Our great city of Atlanta has an historic legacy of standing for civil rights and against oppression. However, Qatar Airways and the nation of Qatar have a horrific record of abusing women, exploiting workers, and violently punishing the LGBT community. Their values are in direct conflict with our own, and therefore should not be allowed to fly into Hartsfield-Jackson International Airport. Qatar
Airways blatantly abuses its employees who work under the careful watch of the Qatari government. In Doha, the airline mandates that its employees live in company housing with strict curfews and where their personal lives are monitored, and bans workers from marrying without its permission. Female employees who become pregnant can be terminated. Women also must adhere to strict grooming policies, including weight limits, a throwback to an era when age and sex discrimination were the norm.
All workers in Qatar are prohibited from unionizing or protesting. Domestic laborers are excluded from the country's labor laws, even as they face outrageous sexual and physical abuses; are forced into 100-hour+ work weeks; and are held against their will with their passports confiscated by employers. All legal migrant workers in Qatar are tied to a sponsorship system, which effectively allows employers to deny migrants their exit visas. Workers often complain they are denied wages and are forced to live in unsanitary housing. The LGBT community in the state lacks any protection, as being homosexual is illegal there.
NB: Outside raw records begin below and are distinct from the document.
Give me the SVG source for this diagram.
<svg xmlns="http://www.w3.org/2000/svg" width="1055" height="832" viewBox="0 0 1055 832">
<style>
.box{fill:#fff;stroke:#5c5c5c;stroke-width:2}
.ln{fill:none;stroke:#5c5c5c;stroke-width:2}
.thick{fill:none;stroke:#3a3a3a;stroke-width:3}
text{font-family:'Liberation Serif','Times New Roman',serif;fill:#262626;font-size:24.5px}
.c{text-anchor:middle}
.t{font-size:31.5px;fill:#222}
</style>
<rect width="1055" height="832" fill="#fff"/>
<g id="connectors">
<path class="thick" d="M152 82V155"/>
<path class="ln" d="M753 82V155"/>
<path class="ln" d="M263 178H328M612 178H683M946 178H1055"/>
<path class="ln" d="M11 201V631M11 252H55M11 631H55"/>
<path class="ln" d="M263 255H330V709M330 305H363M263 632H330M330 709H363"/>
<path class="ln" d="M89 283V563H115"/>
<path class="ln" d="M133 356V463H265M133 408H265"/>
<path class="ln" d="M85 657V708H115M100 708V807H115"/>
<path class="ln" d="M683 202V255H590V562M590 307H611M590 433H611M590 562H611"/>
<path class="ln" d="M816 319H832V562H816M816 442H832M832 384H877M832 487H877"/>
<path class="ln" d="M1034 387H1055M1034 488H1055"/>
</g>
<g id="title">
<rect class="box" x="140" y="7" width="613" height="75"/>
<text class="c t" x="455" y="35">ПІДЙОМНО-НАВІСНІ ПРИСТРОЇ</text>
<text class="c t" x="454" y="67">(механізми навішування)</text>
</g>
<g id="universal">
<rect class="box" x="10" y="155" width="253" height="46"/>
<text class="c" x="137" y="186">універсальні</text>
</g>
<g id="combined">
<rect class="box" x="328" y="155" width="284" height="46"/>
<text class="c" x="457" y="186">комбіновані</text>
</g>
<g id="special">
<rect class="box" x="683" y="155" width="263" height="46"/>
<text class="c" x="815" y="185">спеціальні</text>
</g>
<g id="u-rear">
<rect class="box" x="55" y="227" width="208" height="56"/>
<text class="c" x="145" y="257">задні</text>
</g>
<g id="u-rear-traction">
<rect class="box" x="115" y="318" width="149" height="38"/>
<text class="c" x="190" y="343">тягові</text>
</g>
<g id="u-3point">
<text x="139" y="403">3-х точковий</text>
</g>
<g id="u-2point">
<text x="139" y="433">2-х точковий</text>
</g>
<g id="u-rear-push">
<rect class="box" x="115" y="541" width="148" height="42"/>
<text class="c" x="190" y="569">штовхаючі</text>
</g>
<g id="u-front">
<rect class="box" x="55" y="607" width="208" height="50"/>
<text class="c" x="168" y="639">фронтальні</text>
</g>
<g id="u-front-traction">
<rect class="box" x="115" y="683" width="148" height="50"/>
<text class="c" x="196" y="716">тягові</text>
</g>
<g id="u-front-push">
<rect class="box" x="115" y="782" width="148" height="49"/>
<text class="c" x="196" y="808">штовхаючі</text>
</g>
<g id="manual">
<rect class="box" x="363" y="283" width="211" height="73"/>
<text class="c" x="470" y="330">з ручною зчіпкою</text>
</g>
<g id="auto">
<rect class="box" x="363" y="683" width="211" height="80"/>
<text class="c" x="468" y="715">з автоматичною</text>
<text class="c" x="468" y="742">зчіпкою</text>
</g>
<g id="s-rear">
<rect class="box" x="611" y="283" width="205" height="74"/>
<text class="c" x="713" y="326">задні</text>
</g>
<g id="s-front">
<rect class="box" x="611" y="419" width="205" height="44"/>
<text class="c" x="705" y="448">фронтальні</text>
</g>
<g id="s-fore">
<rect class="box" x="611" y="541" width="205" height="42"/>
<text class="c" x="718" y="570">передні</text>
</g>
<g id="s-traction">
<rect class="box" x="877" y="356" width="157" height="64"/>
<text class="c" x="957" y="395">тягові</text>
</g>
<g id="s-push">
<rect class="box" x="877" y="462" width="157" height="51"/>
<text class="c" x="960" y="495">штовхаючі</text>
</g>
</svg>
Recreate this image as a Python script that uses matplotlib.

Journalists who have attempted to report on these egregious human rights abuses were illegally detained and questioned last year.
It is imperative local Georgia governments and citizens of Atlanta are made aware of Qatar and Qatar Airways' litany of abuses against workers, including the airline's own employees, women and those in the LGBT community. All Americans should demand transparency and basic human rights for people everywhere, especially from those we allow to do business in our country.